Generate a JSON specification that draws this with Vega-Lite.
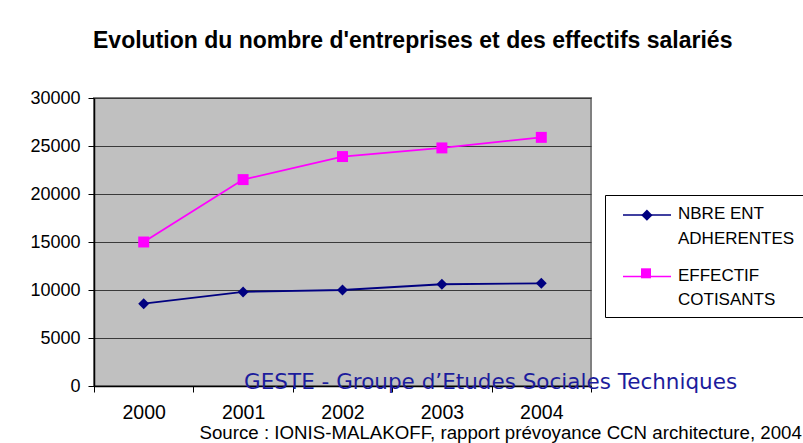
{
  "$schema": "https://vega.github.io/schema/vega-lite/v6.json",
  "autosize": "none",
  "width": 497,
  "height": 288,
  "padding": {"left": 94, "top": 98, "right": 212, "bottom": 57},
  "background": "white",
  "title": {
    "text": "Evolution du nombre d'entreprises et des effectifs salariés",
    "font": "Liberation Sans",
    "fontSize": 23,
    "fontWeight": "bold",
    "color": "black",
    "anchor": "start",
    "frame": "group",
    "baseline": "alphabetic",
    "offset": 18,
    "dx": -1
  },
  "config": {
    "view": {"fill": "#C0C0C0", "stroke": "#808080", "strokeWidth": 2},
    "font": "Liberation Sans",
    "style": {"guide-label": {"lineHeight": 24.5}}
  },
  "datasets": {
    "series": [
      {"year": "2000", "serie": "NBRE ENT ADHERENTES", "value": 8570},
      {"year": "2001", "serie": "NBRE ENT ADHERENTES", "value": 9800},
      {"year": "2002", "serie": "NBRE ENT ADHERENTES", "value": 10000},
      {"year": "2003", "serie": "NBRE ENT ADHERENTES", "value": 10600},
      {"year": "2004", "serie": "NBRE ENT ADHERENTES", "value": 10700},
      {"year": "2000", "serie": "EFFECTIF COTISANTS", "value": 15000},
      {"year": "2001", "serie": "EFFECTIF COTISANTS", "value": 21500},
      {"year": "2002", "serie": "EFFECTIF COTISANTS", "value": 23900},
      {"year": "2003", "serie": "EFFECTIF COTISANTS", "value": 24800},
      {"year": "2004", "serie": "EFFECTIF COTISANTS", "value": 25900}
    ],
    "notes": [
      {"year": "2001", "value": 0, "note": "GESTE - Groupe d’Etudes Sociales Techniques"}
    ]
  },
  "layer": [
    {
      "data": {"name": "series"},
      "mark": {"type": "line", "strokeWidth": 1.8},
      "encoding": {
        "x": {
          "field": "year", "type": "ordinal",
          "scale": {"type": "band", "paddingInner": 0, "paddingOuter": 0},
          "axis": {
            "title": "Source : IONIS-MALAKOFF, rapport prévoyance CCN architecture, 2004",
            "titleFont": "Liberation Sans", "titleFontSize": 18.7, "titleFontWeight": "normal", "titleColor": "black",
            "titleAlign": "left", "titleAnchor": "start", "titleBaseline": "alphabetic",
            "titleX": 105, "titleY": 52,
            "labelAngle": 0, "labelFontSize": 19.5, "labelColor": "black", "labelPadding": 11,
            "tickBand": "extent", "tickColor": "black", "tickSize": 6,
            "domainColor": "black", "domainWidth": 1.5, "grid": false
          }
        },
        "y": {
          "field": "value", "type": "quantitative",
          "scale": {"domain": [0, 30000], "nice": false},
          "axis": {
            "title": null, "values": [0, 5000, 10000, 15000, 20000, 25000, 30000], "format": "d",
            "labelFontSize": 18, "labelColor": "black", "labelPadding": 8,
            "tickColor": "black", "tickSize": 6, "domainColor": "black", "domainWidth": 1.5,
            "grid": true, "gridColor": "#3a3a3a", "gridWidth": 1
          }
        },
        "color": {
          "field": "serie", "type": "nominal",
          "scale": {"domain": ["NBRE ENT ADHERENTES", "EFFECTIF COTISANTS"], "range": ["#000080", "#FF00FF"]},
          "legend": {
            "title": null, "orient": "none", "legendX": 511, "legendY": 97,
            "strokeColor": "black", "fillColor": "white", "padding": 8,
            "symbolOffset": 23, "symbolSize": 400, "symbolType": "M-2.4,0.1H2.4", "symbolStrokeWidth": 1.5,
            "labelFontSize": 17, "labelColor": "black",
            "labelOffset": 20, "rowPadding": 17.6, "labelLimit": 400,
            "labelExpr": "datum.label === 'NBRE ENT ADHERENTES' ? ['NBRE ENT', 'ADHERENTES\u00a0\u00a0\u00a0\u00a0\u00a0\u00a0\u00a0'] : ['EFFECTIF', 'COTISANTS']"
          }
        }
      }
    },
    {
      "data": {"name": "series"},
      "mark": {"type": "point", "filled": true, "opacity": 1, "size": 120},
      "encoding": {
        "x": {"field": "year", "type": "ordinal"},
        "y": {"field": "value", "type": "quantitative"},
        "fill": {
          "field": "serie", "type": "nominal",
          "sort": ["NBRE ENT ADHERENTES", "EFFECTIF COTISANTS"],
          "scale": {"range": ["#000080", "#FF00FF"]},
          "legend": {
            "title": null, "orient": "none", "legendX": 546.4, "legendY": 110.7,
            "values": ["NBRE ENT ADHERENTES"], "symbolType": "diamond",
            "padding": 0, "symbolOffset": 0, "symbolSize": 125, "labelExpr": "''",
            "labelFontSize": 10, "strokeColor": null, "fillColor": null
          }
        },
        "shape": {
          "field": "serie", "type": "nominal",
          "sort": ["NBRE ENT ADHERENTES", "EFFECTIF COTISANTS"],
          "scale": {"range": ["diamond", "square"]},
          "legend": {
            "title": null, "orient": "none", "legendX": 547, "legendY": 170.3,
            "values": ["EFFECTIF COTISANTS"],
            "symbolFillColor": "#FF00FF", "symbolStrokeColor": "#FF00FF", "symbolStrokeWidth": 0,
            "padding": 0, "symbolOffset": 0, "symbolSize": 100, "labelExpr": "''",
            "labelFontSize": 10, "strokeColor": null, "fillColor": null
          }
        }
      }
    },
    {
      "data": {"name": "notes"},
      "mark": {"type": "text", "align": "left", "baseline": "alphabetic", "dy": 3, "dx": 1, "font": "DejaVu Sans", "fontSize": 21.5, "color": "#1c1c9c"},
      "encoding": {
        "x": {"field": "year", "type": "ordinal"},
        "y": {"field": "value", "type": "quantitative"},
        "text": {"field": "note"}
      }
    }
  ]
}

# What is asked
Copy out each line exactly, without the pictures.

# The response
Generate a JSON specification that draws this with Vega-Lite.
{
  "$schema": "https://vega.github.io/schema/vega-lite/v6.json",
  "autosize": "none",
  "width": 497,
  "height": 288,
  "padding": {"left": 94, "top": 98, "right": 212, "bottom": 57},
  "background": "white",
  "title": {
    "text": "Evolution du nombre d'entreprises et des effectifs salariés",
    "font": "Liberation Sans",
    "fontSize": 23,
    "fontWeight": "bold",
    "color": "black",
    "anchor": "start",
    "frame": "group",
    "baseline": "alphabetic",
    "offset": 18,
    "dx": -1
  },
  "config": {
    "view": {"fill": "#C0C0C0", "stroke": "#808080", "strokeWidth": 2},
    "font": "Liberation Sans",
    "style": {"guide-label": {"lineHeight": 24.5}}
  },
  "datasets": {
    "series": [
      {"year": "2000", "serie": "NBRE ENT ADHERENTES", "value": 8570},
      {"year": "2001", "serie": "NBRE ENT ADHERENTES", "value": 9800},
      {"year": "2002", "serie": "NBRE ENT ADHERENTES", "value": 10000},
      {"year": "2003", "serie": "NBRE ENT ADHERENTES", "value": 10600},
      {"year": "2004", "serie": "NBRE ENT ADHERENTES", "value": 10700},
      {"year": "2000", "serie": "EFFECTIF COTISANTS", "value": 15000},
      {"year": "2001", "serie": "EFFECTIF COTISANTS", "value": 21500},
      {"year": "2002", "serie": "EFFECTIF COTISANTS", "value": 23900},
      {"year": "2003", "serie": "EFFECTIF COTISANTS", "value": 24800},
      {"year": "2004", "serie": "EFFECTIF COTISANTS", "value": 25900}
    ],
    "notes": [
      {"year": "2001", "value": 0, "note": "GESTE - Groupe d’Etudes Sociales Techniques"}
    ]
  },
  "layer": [
    {
      "data": {"name": "series"},
      "mark": {"type": "line", "strokeWidth": 1.8},
      "encoding": {
        "x": {
          "field": "year", "type": "ordinal",
          "scale": {"type": "band", "paddingInner": 0, "paddingOuter": 0},
          "axis": {
            "title": "Source : IONIS-MALAKOFF, rapport prévoyance CCN architecture, 2004",
            "titleFont": "Liberation Sans", "titleFontSize": 18.7, "titleFontWeight": "normal", "titleColor": "black",
            "titleAlign": "left", "titleAnchor": "start", "titleBaseline": "alphabetic",
            "titleX": 105, "titleY": 52,
            "labelAngle": 0, "labelFontSize": 19.5, "labelColor": "black", "labelPadding": 11,
            "tickBand": "extent", "tickColor": "black", "tickSize": 6,
            "domainColor": "black", "domainWidth": 1.5, "grid": false
          }
        },
        "y": {
          "field": "value", "type": "quantitative",
          "scale": {"domain": [0, 30000], "nice": false},
          "axis": {
            "title": null, "values": [0, 5000, 10000, 15000, 20000, 25000, 30000], "format": "d",
            "labelFontSize": 18, "labelColor": "black", "labelPadding": 8,
            "tickColor": "black", "tickSize": 6, "domainColor": "black", "domainWidth": 1.5,
            "grid": true, "gridColor": "#3a3a3a", "gridWidth": 1
          }
        },
        "color": {
          "field": "serie", "type": "nominal",
          "scale": {"domain": ["NBRE ENT ADHERENTES", "EFFECTIF COTISANTS"], "range": ["#000080", "#FF00FF"]},
          "legend": {
            "title": null, "orient": "none", "legendX": 511, "legendY": 97,
            "strokeColor": "black", "fillColor": "white", "padding": 8,
            "symbolOffset": 23, "symbolSize": 400, "symbolType": "M-2.4,0.1H2.4", "symbolStrokeWidth": 1.5,
            "labelFontSize": 17, "labelColor": "black",
            "labelOffset": 20, "rowPadding": 17.6, "labelLimit": 400,
            "labelExpr": "datum.label === 'NBRE ENT ADHERENTES' ? ['NBRE ENT', 'ADHERENTES\u00a0\u00a0\u00a0\u00a0\u00a0\u00a0\u00a0'] : ['EFFECTIF', 'COTISANTS']"
          }
        }
      }
    },
    {
      "data": {"name": "series"},
      "mark": {"type": "point", "filled": true, "opacity": 1, "size": 120},
      "encoding": {
        "x": {"field": "year", "type": "ordinal"},
        "y": {"field": "value", "type": "quantitative"},
        "fill": {
          "field": "serie", "type": "nominal",
          "sort": ["NBRE ENT ADHERENTES", "EFFECTIF COTISANTS"],
          "scale": {"range": ["#000080", "#FF00FF"]},
          "legend": {
            "title": null, "orient": "none", "legendX": 546.4, "legendY": 110.7,
            "values": ["NBRE ENT ADHERENTES"], "symbolType": "diamond",
            "padding": 0, "symbolOffset": 0, "symbolSize": 125, "labelExpr": "''",
            "labelFontSize": 10, "strokeColor": null, "fillColor": null
          }
        },
        "shape": {
          "field": "serie", "type": "nominal",
          "sort": ["NBRE ENT ADHERENTES", "EFFECTIF COTISANTS"],
          "scale": {"range": ["diamond", "square"]},
          "legend": {
            "title": null, "orient": "none", "legendX": 547, "legendY": 170.3,
            "values": ["EFFECTIF COTISANTS"],
            "symbolFillColor": "#FF00FF", "symbolStrokeColor": "#FF00FF", "symbolStrokeWidth": 0,
            "padding": 0, "symbolOffset": 0, "symbolSize": 100, "labelExpr": "''",
            "labelFontSize": 10, "strokeColor": null, "fillColor": null
          }
        }
      }
    },
    {
      "data": {"name": "notes"},
      "mark": {"type": "text", "align": "left", "baseline": "alphabetic", "dy": 3, "dx": 1, "font": "DejaVu Sans", "fontSize": 21.5, "color": "#1c1c9c"},
      "encoding": {
        "x": {"field": "year", "type": "ordinal"},
        "y": {"field": "value", "type": "quantitative"},
        "text": {"field": "note"}
      }
    }
  ]
}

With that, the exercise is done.